Wednesday, November 18, 2009

Free Water, Expensive Notebook

I got a kick out of this article from the NY Times yesterday: Commuters Overlooking Free Treasure:

I might not have appreciated the marvel of the Grand Central Terminal water fountain if it hadn't been for the notebook.

I had run into Posman Books after getting off my train and finding myself without a notebook, and grabbed what Moleskine, the high-end paper packager, calls a reporter's notebook. I'm a reporter; it spoke to me. Until I got to the counter and learned it cost a cool $17.95 plus tax, a sum no reporter I know would shell out for a notebook, even if it came with the story already written in perfect Pulitzer-worthy prose.

I put the notebook back, and felt a flash of frustration. Now I needed a notebook and a drink of water. For most of my adult life, I've either commuted through Grand Central or lived within five blocks of it, but I didn't know of a water fountain in the place.

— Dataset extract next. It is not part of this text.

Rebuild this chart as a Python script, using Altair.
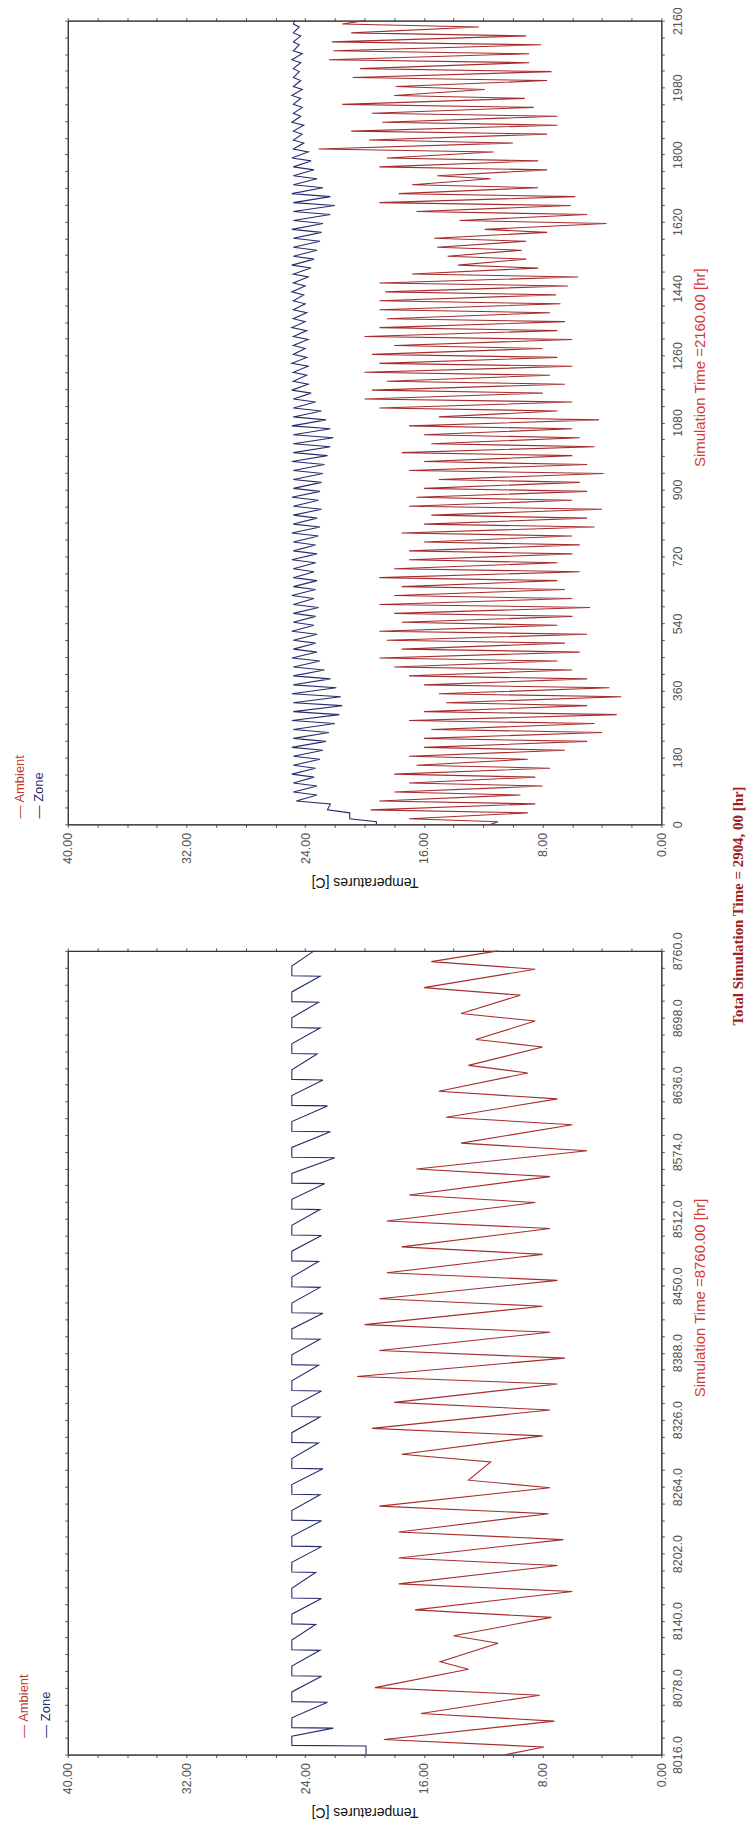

I was on the brink of buying a bottle of water along with my not-quite-as-overpriced notebook at Rite-Aid, but balked. It's not just that bottled water is a waste of money and plastic; I also never need as much as a bottle carries, so it would either go to waste or I'd lug it around all day, with a lot of overpriced liquid weighing down my bag.

Maybe the saleswoman knew where a water fountain might be. She didn't, but asked someone. There was one right by the Chase A.T.M.'s.

There, just a 30-second walk from the saleswoman, who surely must occasionally feel thirst, was the perfect water fountain. The spout juts out from the cool, beige Botticino marble wall of Grand Central, a handsome basin below it, a marble relief of some natural harvest above. Water was arcing above the spout, so high that I felt reassured no thirsty germy toddler had mouthed the metal at the base. A fluid piece of accessible history, that fountain, I later learned, has conveniently been spouting water almost continually since the terminal opened in 1913.

The reporter ends up observing the fountain for a while, and it turns out that hardly anyone ever uses it, which probably won’t surprise you. Americans have become so conditioned to drinking bottled water, and to thinking public things are germy (not to mention socialist).

I remember that at one of my previous jobs there was an old-fashioned water fountain– I went to drink from it one day, not long after I’d started working there, and someone cried out “eww, don’t use that!” I never saw anyone else use the fountain, since bottled water was provided by the company. They later switched to using water coolers to save money.

I’ve also filled a water bottle from fountains while traveling in Europe. I probably wouldn’t do it in other countries but it somehow seemed safe there– every town square seemed to have a fountain. And once, on a mountain hike, I was running out of water when we came to a pipe just sticking out of the side of the mountain, pouring water into a small basin– I had my doubts about that, but my friend drank it and said for all we knew it was probably from the best, cleanest mountain spring in France!

Anyway, one of the first posts I wrote on this site was about saving money by skipping bottled water, and it’s still a rule I try to follow. But unlike that Times reporter, I’m still a sucker for nice notebooks, and I’ve also written about buying Moleskines! However, I’ve never paid $17.95 for one, and I recently discovered a much cheaper and almost equivalent brand called Piccadilly, sold at Borders for about 1/3 the price of a Moleskine. So whether it’s water or high-end notebooks, never think there aren’t ways to shave a few dollars off your budget!